## [Your instructions]
Pictures stay out of the copy; restate everything else in the material exactly.

## [Provided data]

* * * * *

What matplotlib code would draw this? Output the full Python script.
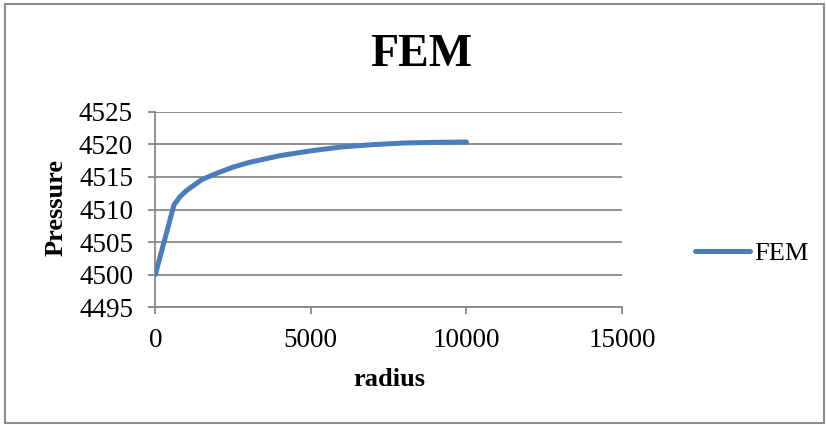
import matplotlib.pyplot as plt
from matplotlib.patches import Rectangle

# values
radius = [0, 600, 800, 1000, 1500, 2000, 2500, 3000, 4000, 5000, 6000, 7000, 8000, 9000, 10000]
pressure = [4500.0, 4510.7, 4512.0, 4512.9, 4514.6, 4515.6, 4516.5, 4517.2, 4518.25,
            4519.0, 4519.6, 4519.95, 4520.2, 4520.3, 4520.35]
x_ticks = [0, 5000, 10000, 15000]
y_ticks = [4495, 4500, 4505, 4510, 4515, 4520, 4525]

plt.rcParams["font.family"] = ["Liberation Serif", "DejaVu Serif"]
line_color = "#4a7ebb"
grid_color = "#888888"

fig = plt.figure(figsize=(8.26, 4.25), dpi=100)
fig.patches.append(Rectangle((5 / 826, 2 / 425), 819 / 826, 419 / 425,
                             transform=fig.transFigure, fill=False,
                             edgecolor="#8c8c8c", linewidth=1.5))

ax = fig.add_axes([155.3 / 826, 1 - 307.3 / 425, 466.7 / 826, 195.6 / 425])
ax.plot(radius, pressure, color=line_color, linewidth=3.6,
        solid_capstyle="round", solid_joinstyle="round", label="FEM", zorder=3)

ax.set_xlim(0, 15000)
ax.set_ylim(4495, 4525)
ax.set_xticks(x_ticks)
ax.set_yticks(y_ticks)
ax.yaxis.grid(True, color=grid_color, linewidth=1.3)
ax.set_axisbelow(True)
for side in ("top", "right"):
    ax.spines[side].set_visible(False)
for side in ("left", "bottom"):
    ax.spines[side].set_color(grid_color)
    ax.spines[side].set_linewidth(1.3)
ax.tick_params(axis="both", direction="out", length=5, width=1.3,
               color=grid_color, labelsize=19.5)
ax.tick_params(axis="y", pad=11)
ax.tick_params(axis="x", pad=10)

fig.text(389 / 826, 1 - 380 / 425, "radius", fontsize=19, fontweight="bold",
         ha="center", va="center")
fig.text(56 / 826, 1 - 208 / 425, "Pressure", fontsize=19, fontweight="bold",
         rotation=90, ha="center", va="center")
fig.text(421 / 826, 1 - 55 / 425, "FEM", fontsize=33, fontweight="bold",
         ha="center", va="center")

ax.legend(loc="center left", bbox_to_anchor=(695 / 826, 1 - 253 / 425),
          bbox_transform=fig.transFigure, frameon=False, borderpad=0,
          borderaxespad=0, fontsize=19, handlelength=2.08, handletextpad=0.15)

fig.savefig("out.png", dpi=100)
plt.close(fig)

* * * * *

## [Response]
What matplotlib code would draw this? Output the full Python script.
import matplotlib.pyplot as plt
from matplotlib.patches import Rectangle

# values
radius = [0, 600, 800, 1000, 1500, 2000, 2500, 3000, 4000, 5000, 6000, 7000, 8000, 9000, 10000]
pressure = [4500.0, 4510.7, 4512.0, 4512.9, 4514.6, 4515.6, 4516.5, 4517.2, 4518.25,
            4519.0, 4519.6, 4519.95, 4520.2, 4520.3, 4520.35]
x_ticks = [0, 5000, 10000, 15000]
y_ticks = [4495, 4500, 4505, 4510, 4515, 4520, 4525]

plt.rcParams["font.family"] = ["Liberation Serif", "DejaVu Serif"]
line_color = "#4a7ebb"
grid_color = "#888888"

fig = plt.figure(figsize=(8.26, 4.25), dpi=100)
fig.patches.append(Rectangle((5 / 826, 2 / 425), 819 / 826, 419 / 425,
                             transform=fig.transFigure, fill=False,
                             edgecolor="#8c8c8c", linewidth=1.5))

ax = fig.add_axes([155.3 / 826, 1 - 307.3 / 425, 466.7 / 826, 195.6 / 425])
ax.plot(radius, pressure, color=line_color, linewidth=3.6,
        solid_capstyle="round", solid_joinstyle="round", label="FEM", zorder=3)

ax.set_xlim(0, 15000)
ax.set_ylim(4495, 4525)
ax.set_xticks(x_ticks)
ax.set_yticks(y_ticks)
ax.yaxis.grid(True, color=grid_color, linewidth=1.3)
ax.set_axisbelow(True)
for side in ("top", "right"):
    ax.spines[side].set_visible(False)
for side in ("left", "bottom"):
    ax.spines[side].set_color(grid_color)
    ax.spines[side].set_linewidth(1.3)
ax.tick_params(axis="both", direction="out", length=5, width=1.3,
               color=grid_color, labelsize=19.5)
ax.tick_params(axis="y", pad=11)
ax.tick_params(axis="x", pad=10)

fig.text(389 / 826, 1 - 380 / 425, "radius", fontsize=19, fontweight="bold",
         ha="center", va="center")
fig.text(56 / 826, 1 - 208 / 425, "Pressure", fontsize=19, fontweight="bold",
         rotation=90, ha="center", va="center")
fig.text(421 / 826, 1 - 55 / 425, "FEM", fontsize=33, fontweight="bold",
         ha="center", va="center")

ax.legend(loc="center left", bbox_to_anchor=(695 / 826, 1 - 253 / 425),
          bbox_transform=fig.transFigure, frameon=False, borderpad=0,
          borderaxespad=0, fontsize=19, handlelength=2.08, handletextpad=0.15)

fig.savefig("out.png", dpi=100)
plt.close(fig)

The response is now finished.